The clearest signal that you do want a mesh: you have multiple language stacks, mTLS is a compliance requirement, and your platform team is already begging engineers to standardize their HTTP clients. At that point the mesh stops being a tax and starts being the cheapest thing on the menu.
Real-World Examples
Lyft built Envoy in 2016 because they had hundreds of services across Python, Go, and Java and could not maintain N versions of resilience logic. Envoy was donated to the CNCF and became the data plane for Istio, AWS App Mesh, Consul Connect, Gloo, and most modern API gateways. Every time you read about a service mesh in 2026, the proxy is almost always Envoy.
Google ran an internal mesh for years before Istio existed — the architecture seeded Istio when Google open-sourced it with IBM and Lyft in 2017. Google’s internal experience is the reason the control-plane / data-plane split is so disciplined: at their scale, you cannot afford a control-plane failure to take down the data plane.
eBay migrated their service-to-service traffic onto a mesh to standardize observability across their multi-language estate — the win they kept emphasizing in talks was not features, it was uniformity. Every team got the same dashboards without negotiating it.
Salesforce uses a mesh to enforce mTLS and zero-trust between thousands of internal services in regulated environments. The compliance story — “every internal call is mutually authenticated and encrypted, with rotating short-lived certs” — is much easier to make to an auditor when one platform says it for everyone.
Airbnb’s service-mesh adoption story is the cautionary one: they moved incrementally, started with observability before policy, and were public about how much engineering effort the rollout took. The lesson they shared in talks: budget more than you think for control-plane operations and treat mesh upgrades as first-class platform work.
Cilium service mesh is the eBPF-native variant: instead of an Envoy sidecar per pod, a per-node eBPF datapath does L4 mTLS in the kernel and a shared Envoy handles L7 only when you need it. The operational pitch is identical to Istio Ambient — lower per-pod overhead, no app restarts to upgrade — and it’s where the mesh world is converging.
Best Practices
The short list
- Have a platform team that owns the mesh. Without an owner, the mesh becomes a shared liability.
- Adopt incrementally. Turn on observability first. mTLS in
PERMISSIVEnext.STRICTonly after you’re sure no plain-text caller remains. Authorization policies last. - Measure the latency tax in your environment, not someone’s slide deck. Run a load test with and without sidecars, on your hardware, with your traffic shape.

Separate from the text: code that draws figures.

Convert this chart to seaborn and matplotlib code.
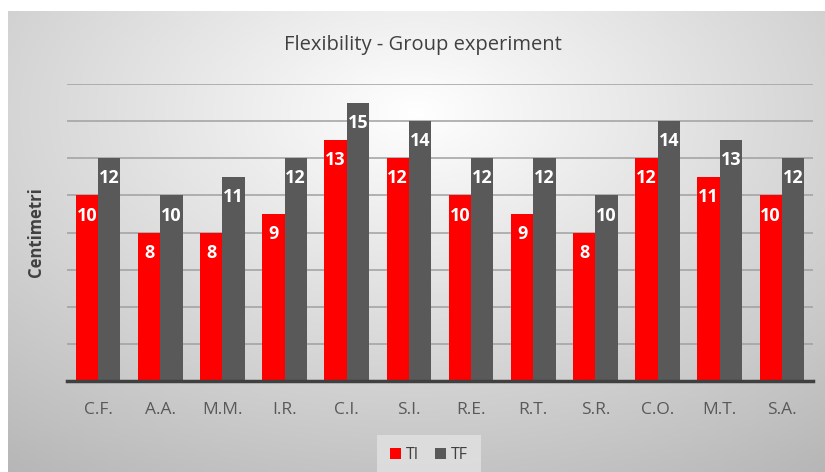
import numpy as np
import pandas as pd
import matplotlib
matplotlib.use("Agg")
import matplotlib.pyplot as plt
import seaborn as sns

categories = ["C.F.", "A.A.", "M.M.", "I.R.", "C.I.", "S.I.", "R.E.", "R.T.", "S.R.", "C.O.", "M.T.", "S.A."]
ti_values = [10, 8, 8, 9, 13, 12, 10, 9, 8, 12, 11, 10]
tf_values = [12, 10, 11, 12, 15, 14, 12, 12, 10, 14, 13, 12]
series_names = ["TI", "TF"]
colors = ["#FF0000", "#595959"]

df = pd.DataFrame({
    "cat": categories * 2,
    "val": ti_values + tf_values,
    "series": [series_names[0]] * len(categories) + [series_names[1]] * len(categories),
})

sns.set_theme(style="white")
plt.rcParams['font.family'] = ['Open Sans', 'DejaVu Sans']

W, H = 825, 472
fig = plt.figure(figsize=(W / 100, H / 100), dpi=100)
fig.patch.set_facecolor("white")

# background gradient panel
bg = fig.add_axes([8 / W, 0, 1 - 8 / W, 1 - 11 / H])
yy, xx = np.mgrid[0:1:200j, 0:1:300j]
r = np.sqrt(((xx - 0.5) * 1.0) ** 2 + ((yy - 0.22) * 0.9) ** 2)
val = np.clip(1.0 - 0.33 * r, 0, 1)
img = np.dstack([val, val, val])
bg.imshow(img, aspect="auto", extent=[0, 1, 0, 1], origin="upper", interpolation="bicubic")
bg.set_axis_off()

ax = fig.add_axes([67 / W, 1 - 381 / H, (813 - 67) / W, (381 - 84) / H])
ax.patch.set_alpha(0)
ax.set_zorder(2)

sns.barplot(data=df, x="cat", y="val", hue="series", palette=colors, width=0.72,
            gap=0, ax=ax, legend=True, saturation=1, linewidth=0, zorder=3)

ax.set_ylim(0, 16)
ax.set_yticks(np.arange(2, 17, 2))
ax.set_yticklabels([])
ax.yaxis.grid(True, color="#a0a0a0", linewidth=1.1, zorder=0)
ax.set_axisbelow(True)
ax.tick_params(axis="y", length=0)
ax.tick_params(axis="x", length=0, labelsize=12.5, labelcolor="#595959", pad=15)
for s in ["top", "right", "left"]:
    ax.spines[s].set_visible(False)
ax.spines["bottom"].set_color("#404040")
ax.spines["bottom"].set_linewidth(2.5)
ax.spines["bottom"].set_zorder(10)
ax.set_xlabel("")
ax.set_ylabel("Centimetri", fontsize=12, fontweight="bold", color="#404040", labelpad=12)

for cont in ax.containers:
    ax.bar_label(cont, labels=[f"{int(v)}" for v in cont.datavalues], label_type="edge",
                 padding=-21, color="white", fontsize=13, fontweight="bold")

leg = ax.legend(loc="upper center", bbox_to_anchor=(0.485, -0.17), ncol=2, frameon=True,
                fontsize=11.5, handlelength=0.7, handleheight=0.7, handletextpad=0.3,
                columnspacing=1.0, borderpad=0.5)
leg.get_frame().set_facecolor("#e2e2e2")
leg.get_frame().set_edgecolor("none")
leg.get_frame().set_boxstyle("square")
for t in leg.get_texts():
    t.set_color("#404040")

fig.text(0.513, 1 - 45 / H, "Flexibility - Group experiment", ha="center", va="center",
         fontsize=14.5, color="#404040")

fig.savefig("out.png", dpi=100)
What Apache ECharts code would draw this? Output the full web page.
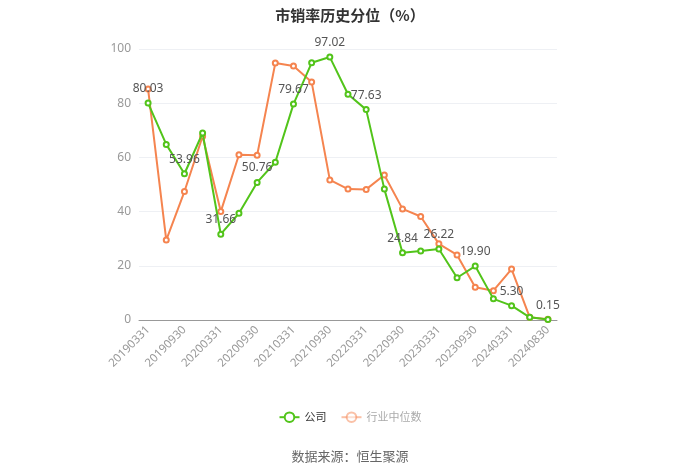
<!DOCTYPE html>
<html>
<head>
<meta charset="utf-8">
<script src="https://cdn.jsdelivr.net/npm/echarts@6/dist/echarts.min.js"></script>
<style>html,body{margin:0;padding:0;background:#fff;}#c{width:700px;height:474px;}</style>
</head>
<body>
<div id="c"></div>
<script>
const categories = ['20190331','20190630','20190930','20191231','20200331','20200630','20200930','20201231','20210331','20210630','20210930','20211231','20220331','20220630','20220930','20221231','20230331','20230630','20230930','20231231','20240331','20240630','20240830'];
const companyValues = [80.03,64.8,53.96,69.0,31.66,39.4,50.76,58.2,79.67,94.9,97.02,83.3,77.63,48.3,24.84,25.5,26.22,15.6,19.90,7.8,5.30,1.0,0.15];
const industryValues = [85.2,29.5,47.4,67.8,40.0,61.0,60.8,94.8,93.7,87.8,51.7,48.3,48.2,53.5,41.0,38.2,28.1,24.0,12.1,10.8,18.8,1.0,0.3];
const yTicks = [0,20,40,60,80,100];

const green = '#52c41a';
const orange = '#f5844f';
const chart = echarts.init(document.getElementById('c'));
chart.setOption({
  animation: false,
  title: {
    text: '市销率历史分位（%）',
    left: 'center', top: 3,
    textStyle: {fontSize: 15, fontWeight: 'bold', color: '#333', fontFamily: 'Noto Sans CJK SC'}
  },
  legend: {
    bottom: 46, left: 'center',
    itemWidth: 20, itemHeight: 12, itemGap: 14,
    textStyle: {fontSize: 11, color: '#333', fontFamily: 'Noto Sans CJK SC'},
    data: [
      {name: '公司'},
      {name: '行业中位数', itemStyle: {opacity: 0.5}, lineStyle: {opacity: 0.5}, textStyle: {color: '#aaa'}}
    ]
  },
  grid: {left: 139, right: 143, top: 49, bottom: 154},
  xAxis: {
    type: 'category',
    data: categories,
    boundaryGap: true,
    axisLine: {lineStyle: {color: '#999'}},
    axisTick: {alignWithLabel: true, interval: 1, lineStyle: {color: '#999'}},
    axisLabel: {interval: 1, rotate: 45, color: '#999', fontSize: 11.5, fontFamily: 'Noto Sans'}
  },
  yAxis: {
    type: 'value',
    min: yTicks[0], max: yTicks[yTicks.length-1], interval: 20,
    axisLine: {show: false}, axisTick: {show: false},
    axisLabel: {color: '#999', fontSize: 12, fontFamily: 'Noto Sans'},
    splitLine: {lineStyle: {color: '#eef0f4'}}
  },
  graphic: [{
    type: 'text', left: 'center', top: 450,
    style: {text: '数据来源：恒生聚源', fill: '#666', fontSize: 13, fontFamily: 'Noto Sans CJK SC'}
  }],
  series: [
    {
      name: '公司', type: 'line', data: companyValues,
      symbol: 'emptyCircle', symbolSize: 5, z: 3,
      itemStyle: {color: green}, lineStyle: {color: green, width: 2},
      label: {
        show: true, position: 'top', color: '#555', fontSize: 12, fontFamily: 'Noto Sans',
        formatter: p => p.dataIndex % 2 === 0 ? p.value.toFixed(2) : ''
      }
    },
    {
      name: '行业中位数', type: 'line', data: industryValues,
      symbol: 'emptyCircle', symbolSize: 5, z: 2,
      itemStyle: {color: orange}, lineStyle: {color: orange, width: 2}
    }
  ]
});
</script>
</body>
</html>
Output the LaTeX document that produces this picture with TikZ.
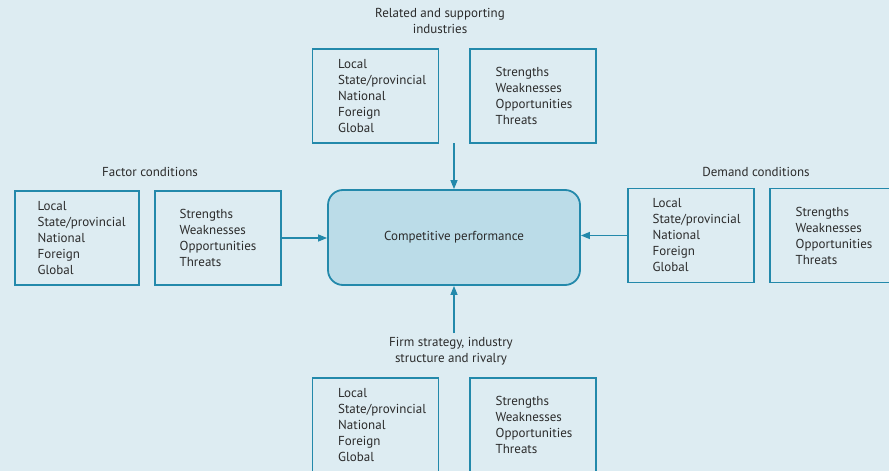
\documentclass[tikz,border=0pt]{standalone}
\usepackage{fontspec}
\setmainfont{PT Sans}
\usetikzlibrary{arrows.meta}
\definecolor{bgcol}{HTML}{DDECF2}
\definecolor{edgecol}{HTML}{2389AB}
\definecolor{corefill}{HTML}{BBDCE8}
\definecolor{txtcol}{HTML}{2B2B2B}
\begin{document}
\begin{tikzpicture}[x=1pt,y=-1pt,
  every node/.style={text=txtcol,font=\fontsize{13}{16}\selectfont},
  framebox/.style={draw=edgecol,line width=1.1pt,minimum width=126pt,minimum height=94pt,inner sep=0pt},
  listtext/.style={anchor=west,align=left,inner sep=0pt},
  heading/.style={align=center,inner sep=0pt},
  core/.style={draw=edgecol,fill=corefill,line width=1.8pt,rounded corners=15pt,minimum width=252pt,minimum height=95pt},
  link/.style={draw=edgecol,line width=1.2pt,-{Triangle[length=9pt,width=7pt]}}]
\useasboundingbox[fill=bgcol] (0,0) rectangle (889,471);

% central node
\node[core] (cp) at (454,237.5) {Competitive performance};

% related and supporting industries (top)
\node[heading] (topT) at (440,21) {Related and supporting\\industries};
\node[framebox] (topL) at (375.5,96) {};
\node[framebox] (topR) at (533,96) {};
\node[listtext] (topLt) at ([xshift=26pt]topL.west) {Local\\State/provincial\\National\\Foreign\\Global};
\node[listtext] (topRt) at ([xshift=26pt]topR.west) {Strengths\\Weaknesses\\Opportunities\\Threats};

% factor conditions (left)
\node[heading] (lefT) at (150,172) {Factor conditions};
\node[framebox,minimum width=124pt] (lefL) at (77,238) {};
\node[framebox] (lefR) at (218,238) {};
\node[listtext] (lefLt) at ([xshift=23pt]lefL.west) {Local\\State/provincial\\National\\Foreign\\Global};
\node[listtext] (lefRt) at ([xshift=25pt]lefR.west) {Strengths\\Weaknesses\\Opportunities\\Threats};

% demand conditions (right)
\node[heading] (rigT) at (756,172) {Demand conditions};
\node[framebox] (rigL) at (691,235.5) {};
\node[framebox] (rigR) at (833,235.5) {};
\node[listtext] (rigLt) at ([xshift=25pt]rigL.west) {Local\\State/provincial\\National\\Foreign\\Global};
\node[listtext] (rigRt) at ([xshift=26pt]rigR.west) {Strengths\\Weaknesses\\Opportunities\\Threats};

% firm strategy, structure and rivalry (bottom)
\node[heading] (botT) at (451,351) {Firm strategy, industry\\structure and rivalry};
\node[framebox] (botL) at (375.5,425) {};
\node[framebox] (botR) at (533,425) {};
\node[listtext] (botLt) at ([xshift=26pt]botL.west) {Local\\State/provincial\\National\\Foreign\\Global};
\node[listtext] (botRt) at ([xshift=26pt]botR.west) {Strengths\\Weaknesses\\Opportunities\\Threats};

% arrows into the central node
\coordinate (topA) at (454,143);
\coordinate (botA) at (454,333);
\draw[link] (topA) -- (cp.north -| topA);
\draw[link] (botA) -- (cp.south -| botA);
\draw[link] (lefR.east) -- (lefR.east -| cp.west);
\draw[link] (rigL.west) -- (rigL.west -| cp.east);
\end{tikzpicture}
\end{document}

- Pin sidecar versions to control-plane versions. Skew is supported within a window, not forever. Track upgrades as platform work.
- Don’t double up resilience. If the mesh is doing retries and timeouts, your application code should not. Pick one layer.
- Use SPIFFE identity for authorization, not IPs. Network policies based on IPs break the day pods reschedule.
- Evaluate sidecarless options first. Istio Ambient and Cilium service mesh are where the industry is going. Even if you start with sidecars, design knowing the proxy topology will change.
- Have a break-glass. Document — and rehearse — how to disable the mesh on a single namespace if the control plane goes sideways.
The single most useful sentence about service mesh
A mesh is infrastructure that takes responsibility for the network behavior of your services. If your team is fighting the network — mTLS, retries, traces, policy — in every codebase, the mesh pays for itself. If your team isn’t fighting any of that yet, the mesh is buying you a problem you don’t have.